Thanks to new paternity leave laws, parents now have a lot more flexibility in how they can take time off work in their baby’s first year. Great news – but how many of us will actually be able to put this to good use?
Rewind 10 years and couples having a baby were in a very different position to today. Dads had no right to any paid leave and mums only got 26 weeks’.
But a series of changes over the past decade has changed all this. In 2003, men became entitled to take two weeks’ paternity leave (at the same rate of pay as lower statutory maternity) and in 2007, paid maternity was increased to 39 weeks.
Then, on Sunday, the law became even more generous. It now offers each new parent the chance to take six months off work during the first year of their baby’s life. That’s pretty impressive when, just a few years ago, only one parent was entitled to six months’ leave.
Limitations of the law
Of course, there are limitations. Even if the dad is otherwise eligible he may lose out if the mum didn’t work or had insufficient National Insurance contributions. And if she chooses not to return to work at all, dads won’t be able to get their hands on this leave.
If I were to have another baby the law wouldn’t help me either.
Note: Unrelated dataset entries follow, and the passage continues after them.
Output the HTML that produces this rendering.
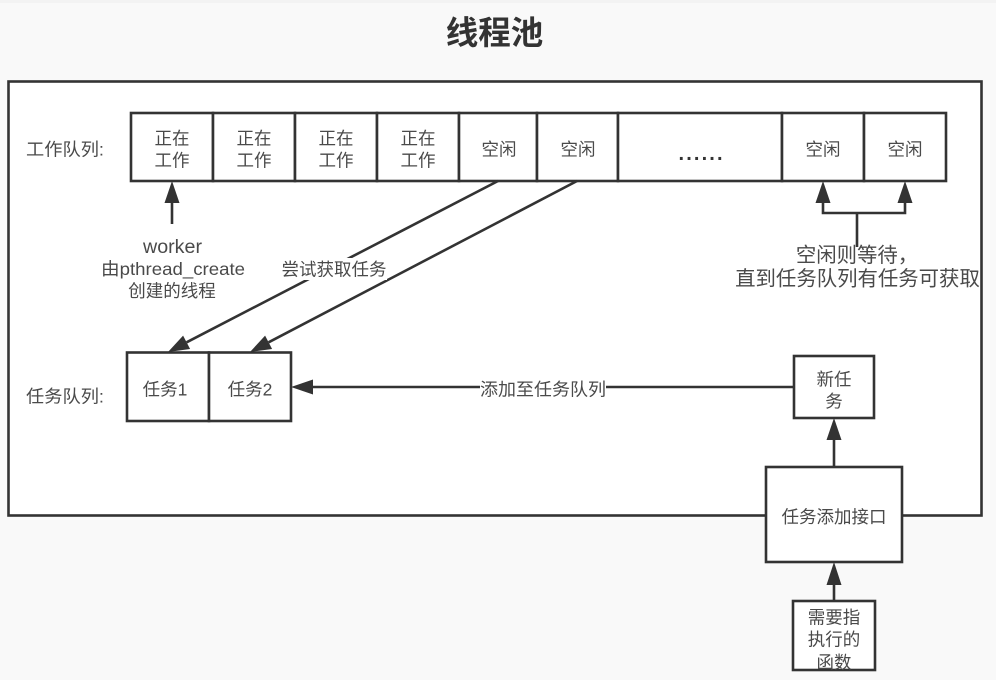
<!DOCTYPE html>
<html lang="zh">
<head>
<meta charset="utf-8">
<title>线程池</title>
<style>
html,body{margin:0;padding:0;width:996px;height:680px;overflow:hidden;background:#f9f9f9}
svg{display:block;filter:blur(0.35px)}
text{font-family:"Liberation Sans","Noto Sans CJK SC",sans-serif;font-size:17.5px;fill:#4a4a4a;text-anchor:middle}
.b{fill:#fff;stroke:#333;stroke-width:2.6}
.l{fill:none;stroke:#333;stroke-width:2.6}
.a{fill:#333}
</style>
</head>
<body>
<svg width="996" height="680" viewBox="0 0 996 680" xmlns="http://www.w3.org/2000/svg">
<rect x="0" y="0" width="996" height="3" fill="#f3f3f3"/>
<text x="494.500" y="44" style="font-size:32.500px;font-weight:700;fill:#333">线程池</text>
<rect class="b" x="8.500" y="81.500" width="973" height="434"/>

<!-- worker queue -->
<rect class="b" x="131" y="113" width="82" height="68"/>
<rect class="b" x="213" y="113" width="82" height="68"/>
<rect class="b" x="295" y="113" width="82" height="68"/>
<rect class="b" x="377" y="113" width="82" height="68"/>
<rect class="b" x="459" y="113" width="78" height="68"/>
<rect class="b" x="537" y="113" width="81" height="68"/>
<rect class="b" x="618" y="113" width="164" height="68"/>
<rect class="b" x="782" y="113" width="82" height="68"/>
<rect class="b" x="864" y="113" width="82" height="68"/>

<text x="65" y="155.500" textLength="78" lengthAdjust="spacingAndGlyphs">工作队列:</text>
<text x="172" y="144.500">正在</text><text x="172" y="166.500">工作</text>
<text x="254" y="144.500">正在</text><text x="254" y="166.500">工作</text>
<text x="336" y="144.500">正在</text><text x="336" y="166.500">工作</text>
<text x="418" y="144.500">正在</text><text x="418" y="166.500">工作</text>
<text x="499" y="155.500">空闲</text>
<text x="578" y="155.500">空闲</text>
<text x="700.500" y="160" textLength="44" style="font-size:20px;font-weight:700;fill:#333">......</text>
<text x="823" y="155.500">空闲</text>
<text x="905" y="155.500">空闲</text>

<!-- worker arrow -->
<path class="l" d="M172 224V200"/>
<path class="a" d="M172 181L179.500 203H164.500Z"/>
<text x="172.500" y="253" textLength="59" lengthAdjust="spacingAndGlyphs" style="font-size:19px">worker</text>
<text x="173" y="275" textLength="144" lengthAdjust="spacingAndGlyphs">由pthread_create</text>
<text x="172" y="297">创建的线程</text>

<!-- idle arrows -->
<path class="l" d="M823 200V213H905V200M857 213V247"/>
<path class="a" d="M823 181L830.500 203H815.500Z"/>
<path class="a" d="M905 181L912.500 203H897.500Z"/>
<text x="857" y="262" style="font-size:20.400px">空闲则等待，</text>
<text x="857.500" y="285.500" style="font-size:20.400px">直到任务队列有任务可获取</text>

<!-- diagonal arrows -->
<path class="l" d="M498 181L186.600 342.300"/>
<path class="l" d="M577 181L268.600 342.300"/>
<path class="a" d="M168 352L183.100 335.600L190.100 349Z"/>
<path class="a" d="M250 352L265.100 335.600L272.100 349Z"/>
<rect x="281" y="258" width="106" height="22" fill="#fff"/>
<text x="334" y="275.500">尝试获取任务</text>

<!-- task queue -->
<rect class="b" x="127" y="352.500" width="82" height="68.500"/>
<rect class="b" x="209" y="352.500" width="82" height="68.500"/>
<text x="65" y="402.500" textLength="78" lengthAdjust="spacingAndGlyphs">任务队列:</text>
<text x="165" y="395.500">任务1</text>
<text x="250" y="395.500">任务2</text>

<!-- new task -->
<path class="l" d="M310 387H794"/>
<path class="a" d="M291 387L313 379.500V394.500Z"/>
<rect x="480" y="378" width="126" height="22" fill="#fff"/>
<text x="543" y="395.500" textLength="126" lengthAdjust="spacingAndGlyphs">添加至任务队列</text>
<rect class="b" x="794" y="356" width="80" height="62"/>
<text x="834" y="385.500">新任</text>
<text x="834" y="407.500">务</text>

<path class="l" d="M834 467V436"/>
<path class="a" d="M834 418L841.500 440H826.500Z"/>

<rect class="b" x="766" y="467" width="136" height="95"/>
<text x="834" y="523">任务添加接口</text>

<path class="l" d="M834 601V580"/>
<path class="a" d="M834 562L841.500 585H826.500Z"/>
<rect class="b" x="793" y="601" width="82" height="69"/>
<text x="834" y="623.500">需要指</text>
<text x="834" y="645.500">执行的</text>
<text x="834" y="668.500">函数</text>
</svg>
</body>
</html>
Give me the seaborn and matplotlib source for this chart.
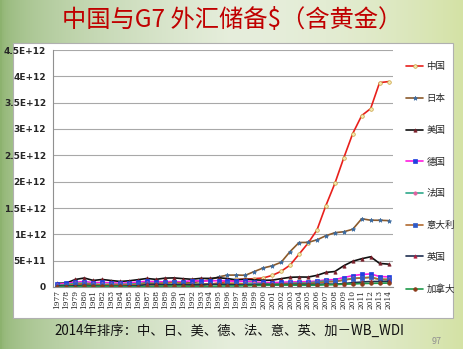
import numpy as np
import pandas as pd
import matplotlib
matplotlib.use("Agg")
import matplotlib.pyplot as plt
from matplotlib.patches import Rectangle
import seaborn as sns

years = list(range(1977, 2015))
china = [3.2, 4.5, 6.5, 10.1, 12.0, 14.0, 17.0, 21.0, 12.7, 11.5, 16.3, 18.5, 18.0, 29.6, 43.7, 20.6, 22.4, 52.9, 75.4, 107.7, 143.4, 149.8, 158.3, 171.8, 220.1, 297.7, 416.2, 622.9, 831.4, 1080.8, 1546.4, 1966.0, 2452.9, 2913.7, 3254.7, 3387.5, 3880.4, 3900.0]
japan = [25.0, 37.0, 27.0, 38.9, 37.8, 30.0, 33.0, 33.0, 36.6, 51.7, 92.7, 106.7, 93.7, 87.8, 80.6, 79.7, 107.0, 135.1, 192.6, 225.6, 226.7, 222.4, 293.9, 361.6, 401.9, 469.7, 673.5, 844.7, 846.9, 895.3, 973.4, 1030.8, 1049.4, 1096.1, 1295.8, 1268.1, 1266.9, 1260.5]
usa = [70, 76, 143, 171, 124, 143, 123, 105, 118, 139, 162, 145, 168, 173, 159, 147, 164, 163, 176, 160, 135, 146, 136, 128, 130, 158, 184, 190, 188, 221, 277, 294, 404, 489, 537, 574, 448, 434]
germany = [50, 70, 90, 104, 83, 86, 80, 72, 78, 93, 110, 97, 99, 104, 96, 123, 113, 114, 121, 118, 106, 110, 93, 87, 82, 89, 97, 97, 101, 112, 136, 139, 180, 216, 238, 248, 199, 193]
france = [30, 45, 70, 75, 55, 48, 52, 48, 55, 62, 70, 64, 70, 86, 70, 56, 55, 58, 58, 56, 52, 71, 68, 64, 59, 61, 71, 77, 74, 98, 115, 103, 132, 166, 172, 184, 145, 144]
italy = [20, 30, 50, 62, 45, 40, 45, 42, 40, 50, 60, 65, 72, 88, 72, 46, 55, 58, 60, 70, 74, 53, 45, 47, 46, 56, 63, 62, 66, 76, 94, 105, 132, 158, 173, 182, 146, 142]
uk = [21, 17, 23, 31, 24, 17, 18, 16, 17, 23, 48, 51, 42, 43, 45, 42, 43, 49, 49, 46, 40, 37, 41, 49, 43, 45, 47, 49, 49, 47, 57, 53, 66, 82, 94, 105, 104, 108]
canada = [5, 7, 5, 15, 12, 11, 12, 10, 3, 6, 8, 16, 17, 19, 18, 12, 12, 12, 16, 21, 18, 24, 28, 32, 34, 37, 36, 34, 33, 35, 41, 44, 54, 57, 66, 69, 72, 75]
countries = ["中国", "日本", "美国", "德国", "法国", "意大利", "英国", "加拿大"]
yticks = [0, 5e11, 1e12, 1.5e12, 2e12, 2.5e12, 3e12, 3.5e12, 4e12, 4.5e12]
ytick_labels = ["0", "5E+11", "1E+12", "1.5E+12", "2E+12", "2.5E+12", "3E+12", "3.5E+12", "4E+12", "4.5E+12"]
title = "中国与G7 外汇储备$（含黄金）"
footer = "2014年排序：中、日、美、德、法、意、英、加－WB_WDI"
page_no = "97"

series = [china, japan, usa, germany, france, italy, uk, canada]
rows = []
for name, vals in zip(countries, series):
    for i, (yr, v) in enumerate(zip(years, vals)):
        rows.append({"idx": i, "year": yr, "country": name, "value": v * 1e9})
df = pd.DataFrame(rows)

styles = {
    "中国": dict(color="#E8201C", marker="o", mfc="#F4E9B0", mec="#C8A040", ms=2.6),
    "日本": dict(color="#8B5A2B", marker="*", mfc="#3A6AA0", mec="#3A6AA0", ms=3.2),
    "美国": dict(color="#101010", marker="^", mfc="#7A1F2A", mec="#7A1F2A", ms=2.4),
    "德国": dict(color="#FF1CE0", marker="s", mfc="#2040E0", mec="#2040E0", ms=2.6),
    "法国": dict(color="#2EA88A", marker="o", mfc="#E060A0", mec="#E060A0", ms=2.4),
    "意大利": dict(color="#B06A30", marker="s", mfc="#2E5AC8", mec="#2E5AC8", ms=2.4),
    "英国": dict(color="#1F2F50", marker="^", mfc="#B02040", mec="#B02040", ms=2.4),
    "加拿大": dict(color="#1E9A4A", marker="o", mfc="#8B3A1A", mec="#8B3A1A", ms=2.6),
}

sns.set_theme(style="white")
plt.rcParams["font.family"] = ["Noto Sans CJK SC", "DejaVu Sans"]

fig = plt.figure(figsize=(4.64, 3.49), dpi=100)

# background gradient
bg = fig.add_axes([0, 0, 1, 1], zorder=-10)
w, h = 232, 175
xg = np.linspace(0, 1, w)[None, :]
yg = np.linspace(0, 1, h)[:, None]
left_c = np.array([140, 178, 110]) / 255
mid_c = np.array([230, 238, 220]) / 255
right_c = np.array([212, 226, 165]) / 255
t = xg * np.ones_like(yg)
img = np.zeros((h, w, 3))
for k in range(3):
    a = np.where(t < 0.5, left_c[k] + (mid_c[k] - left_c[k]) * (t / 0.5) ** 0.5,
                 mid_c[k] + (right_c[k] - mid_c[k]) * ((t - 0.5) / 0.5) ** 2)
    img[:, :, k] = a
bg.imshow(img, aspect="auto", extent=[0, 1, 0, 1])
bg.set_axis_off()

fig.patches.append(Rectangle((13 / 464, 1 - 318 / 349), 440 / 464, 275 / 349,
                             transform=fig.transFigure, facecolor="white",
                             edgecolor="#B0B0B0", linewidth=0.8, zorder=-5))

ax = fig.add_axes([53 / 464, 1 - 287 / 349, 340 / 464, 237 / 349])
ax.set_facecolor("none")
for name in countries:
    st = styles[name]
    sub = df[df["country"] == name]
    sns.lineplot(data=sub, x="idx", y="value", ax=ax, color=st["color"], lw=1.2,
                 marker=st["marker"], markersize=st["ms"], markerfacecolor=st["mfc"],
                 markeredgecolor=st["mec"], markeredgewidth=0.5, label=name)

ax.set_xlim(-0.5, len(years) - 0.5)
ax.set_ylim(0, 4.5e12)
ax.set_yticks(yticks)
ax.set_yticklabels(ytick_labels, fontsize=6.5, fontweight="bold", family="DejaVu Sans")
ax.set_xticks(range(len(years)))
ax.set_xticklabels([str(y) for y in years], rotation=90, fontsize=5.4, family="DejaVu Serif")
ax.set_xlabel("")
ax.set_ylabel("")
ax.grid(axis="y", color="#A8A8A8", lw=0.8)
ax.set_axisbelow(True)
for s in ["top", "right"]:
    ax.spines[s].set_visible(False)
ax.spines["left"].set_color("#909090")
ax.spines["bottom"].set_color("#909090")
ax.spines["left"].set_linewidth(0.8)
ax.spines["bottom"].set_linewidth(0.8)
ax.tick_params(axis="y", length=3, width=0.6, color="#909090", pad=2)
ax.tick_params(axis="x", length=0, pad=2)

leg = ax.legend(loc="upper left", bbox_to_anchor=(398 / 464, 1 - 54 / 349),
                bbox_transform=fig.transFigure, frameon=False, fontsize=6.8,
                handlelength=1.8, handletextpad=0.3, labelspacing=2.4)

fig.text(0.5, 1 - 20 / 349, title, ha="center", va="center", fontsize=17.5,
         color="#C00000")
fig.text(0.494, 1 - 331 / 349, footer, ha="center", va="center", fontsize=9.6,
         color="#111111")
fig.text(437 / 464, 1 - 341 / 349, page_no, ha="center", va="center", fontsize=6.5,
         color="#909090")

fig.savefig("out.png", dpi=100)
Why? Because my partner’s self employed. Like most employment laws, this one doesn’t benefit those who work for themselves.
While that leaves me feeling a little hard-done-by, I’m not prepared to let it blacken my mood on this development. It’s not a perfect law, but it’s going some way to addressing the myriad of gender inequalities men and women encounter when they become parents.
Inequalities like women missing out on new job opportunities, not being considered for promotion, feeling like domestic slaves; men being financially burdened, not being given the same time with their baby… I could go on, but you get the picture.
An historical milestone?
In my circle of friends, it’s not uncommon for the women to earn more than the men – or to have equal ambitions. This law means it’s more practical for each family to make the arrangement that suits their individual needs, without being made to feel bad for their choices.
Whether many will choose to split their leave in this way remains to be seen, and I’ll be interested to see how employers respond to men requesting six months’ paternity leave. But if we could fast forward another 10 years, I bet that this will be a significant milestone in the history of gender equality.